Ou bien faut-il considérer certains enlèvements de citoyens comme
relevant du domaine réservé de certains autres super- citoyens qui ont
droit de vie et de mort sur les habitants de ce pays ? Le silence
officiel confère -de fait- l’impunité à ces crimes qui ne sont pas
officiellement et publiquement reconnus, dénoncés et poursuivis comme
tels. Les lois ne pèsent pas leur poids de papier mais leur poids de
conformité avec les actes. Elles pèsent le poids de leur impact sur la
vie des gens. Et de la grandeur que confère leur respect aux nations.
Dans un pays où au plus fort de la sale guerre des années 90 un
ministre a pu déclarer qu’il fallait : « violer les lois scélérates »
on peut imaginer le pire. Mais le scandale dont il s’agît aujourd’hui,
même si l’actualité semble remettre à l’ordre du jour la décennie 90,
n’est pas un énième acte imputable aux autorités qui daterait de cette
époque. Le scandale aujourd’hui est qu’un algérien puisse être enlevé en
plein centre ville sans que cela n’émeuve outre mesure le moindre
responsable théoriquement en charge de la sécurité des personnes et des
biens. Ni le ministre de l’intérieur, ni les chefs des différents
corps de sécurité. Personne n’a éprouvé le besoin de dire aux algériens
que l’Etat était responsable de l’application de la loi.

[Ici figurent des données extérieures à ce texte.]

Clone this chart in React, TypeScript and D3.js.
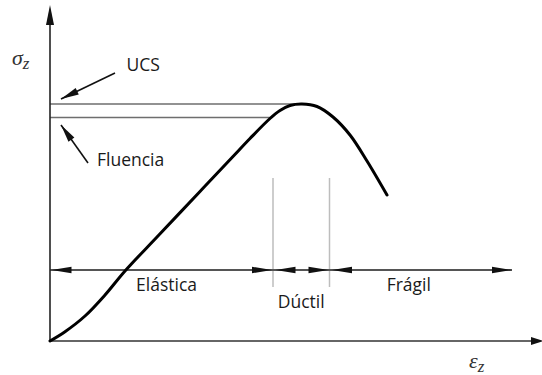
import React from "react";
import * as d3 from "d3";

// Stress–strain curve (arbitrary units): strain ε_z vs axial stress σ_z
const strain = [0, 1.5, 3.5, 5.5, 7.5, 10.7, 15, 18.3, 20, 22, 23, 24, 25.2, 26.7, 28.3, 30, 31.7, 33.7];
const stress = [0, 0.93, 2.5, 4.6, 7.0, 10.4, 14.95, 18.45, 20.25, 22.25, 23.05, 23.55, 23.7, 23.45, 22.4, 20.6, 18.0, 14.6];

// Reference stress levels
const stressLevels = ["UCS", "Fluencia"];
const levelValues = [23.7, 22.35];
const levelEnds = [24.7, 22.0];

// Behaviour zones along the strain axis
const zoneNames = ["Elástica", "Dúctil", "Frágil"];
const zoneStarts = [0, 22.3, 27.95];
const zoneEnds = [22.3, 27.95, 46.2];
const zoneLabelY = [5.0, 3.3, 5.0];

const W = 542;
const H = 375;

export default function App() {
  const x = d3.scaleLinear().domain([0, 49]).range([50, 540]);
  const y = d3.scaleLinear().domain([0, 33.6]).range([341, 5]);

  const line = d3
    .line<number>()
    .x((_, i) => x(strain[i]))
    .y((d) => y(d))
    .curve(d3.curveCatmullRom.alpha(0.5));

  // Filled triangular head pointing from (fx,fy) towards (tx,ty)
  const head = (tx: number, ty: number, fx: number, fy: number, len: number, hw: number) => {
    const dx = tx - fx;
    const dy = ty - fy;
    const L = Math.hypot(dx, dy);
    const ux = dx / L;
    const uy = dy / L;
    const bx = tx - ux * len;
    const by = ty - uy * len;
    const px = -uy * hw;
    const py = ux * hw;
    return `M${tx},${ty}L${bx + px},${by + py}L${bx - px},${by - py}Z`;
  };

  const dimY = y(7.1);
  const font = "'Open Sans', sans-serif";
  const mathFont = "'Liberation Serif', 'DejaVu Serif', serif";

  // Pointer arrows from the level labels to the vertical axis
  const pointers = [
    { from: [6.5, 26.8], to: [1.1, 24.2] },
    { from: [3.8, 17.8], to: [1.1, 21.6] },
  ];
  const labelPos = [
    [7.65, 27.0],
    [4.7, 17.5],
  ];

  const boundaries = zoneEnds.slice(0, 2);

  return (
    <svg
      width={W}
      height={H}
      style={{ position: "absolute", left: 0, top: 0, background: "#fff" }}
    >
      {/* stress level lines */}
      {levelValues.map((v, i) => (
        <line
          key={"lv" + i}
          x1={x(0)}
          x2={x(levelEnds[i])}
          y1={y(v)}
          y2={y(v)}
          stroke="#6e6e6e"
          strokeWidth={1.5}
        />
      ))}

      {/* zone boundaries */}
      {boundaries.map((b, i) => (
        <line
          key={"b" + i}
          x1={x(b)}
          x2={x(b)}
          y1={y(16.3)}
          y2={y(5.4)}
          stroke="#bdbdbd"
          strokeWidth={1.5}
        />
      ))}

      {/* zone dimension line */}
      <line x1={x(0)} x2={x(46.2)} y1={dimY} y2={dimY} stroke="#555" strokeWidth={2} />
      {zoneNames.map((_, i) => {
        const a = x(zoneStarts[i]) + (i === 0 ? 1.5 : 2.5);
        const b = x(zoneEnds[i]) - (i === 2 ? 0 : 1);
        return (
          <g key={"z" + i}>
            <path d={head(a, dimY, a + 10, dimY, 20, 3.2)} fill="#111" />
            <path d={head(b, dimY, b - 10, dimY, 20, 3.2)} fill="#111" />
          </g>
        );
      })}

      {/* axes */}
      <line x1={x(0)} x2={x(0)} y1={y(0)} y2={y(33.6) + 10} stroke="#222" strokeWidth={1.6} />
      <path d={head(x(0), y(33.6), x(0), y(0), 20, 4)} fill="#111" />
      <line x1={x(0)} x2={x(49) - 4} y1={y(0)} y2={y(0)} stroke="#333" strokeWidth={1.6} />
      <path d={head(x(49) + 4, y(0), x(0), y(0), 13, 4)} fill="#111" />

      {/* stress–strain curve */}
      <path
        d={line(stress) || ""}
        fill="none"
        stroke="#000"
        strokeWidth={3}
        strokeLinecap="round"
        strokeLinejoin="round"
      />

      {/* pointers */}
      {pointers.map((p, i) => {
        const fx = x(p.from[0]);
        const fy = y(p.from[1]);
        const tx = x(p.to[0]);
        const ty = y(p.to[1]);
        return (
          <g key={"p" + i}>
            <line x1={fx} y1={fy} x2={tx} y2={ty} stroke="#111" strokeWidth={1.6} />
            <path d={head(tx, ty, fx, fy, 18, 3.6)} fill="#111" />
          </g>
        );
      })}

      {/* level labels */}
      {stressLevels.map((s, i) => (
        <text
          key={"l" + i}
          x={x(labelPos[i][0])}
          y={y(labelPos[i][1])}
          fontFamily={font}
          fontSize={17.5}
          fill="#1a1a1a"
        >
          {s}
        </text>
      ))}

      {/* zone labels */}
      {zoneNames.map((z, i) => (
        <text
          key={"zn" + i}
          x={(x(zoneStarts[i]) + x(zoneEnds[i])) / 2 + (i === 0 ? 5 : i === 2 ? -12 : 0)}
          y={y(zoneLabelY[i])}
          textAnchor="middle"
          fontFamily={font}
          fontSize={17.5}
          fill="#1a1a1a"
        >
          {z}
        </text>
      ))}

      {/* axis titles */}
      <text x={12} y={65} fontFamily={mathFont} fontStyle="italic" fontSize={22} fill="#333">
        σ
        <tspan fontSize={17} dy={4}>
          z
        </tspan>
      </text>
      <text x={469} y={368} fontFamily={mathFont} fontStyle="italic" fontSize={22} fill="#333">
        ε
        <tspan fontSize={17} dy={4}>
          z
        </tspan>
      </text>
    </svg>
  );
}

Pas un
député, ni un élu quelconque pour interpeller les pouvoirs publics,
rassurer les familles, assurer les citoyens que nul n’est au dessus des
lois, que les criminels n’opèrent pas dans ce pays comme bon leur
semble…
Bien sur quand les victimes sont européennes, c’est toute l’armada qui
s’ébranle pour aller retrouver les personnes enlevées ! Mais quand il
ne s’agît que d’algériens…
Et en plus, à chaque fois c’est aux victimes qu’on demandera de faire
la preuve de leur patriotisme en taisant leur supplice ! Rarement on a
osé porter aussi loin, que dans l’attitude de ce pouvoir à l’égard de
son peuple, le divorce entre l’humanité des êtres et leur nationalité.
Allez après ça protester contre la fin ignoble de Kadhafi.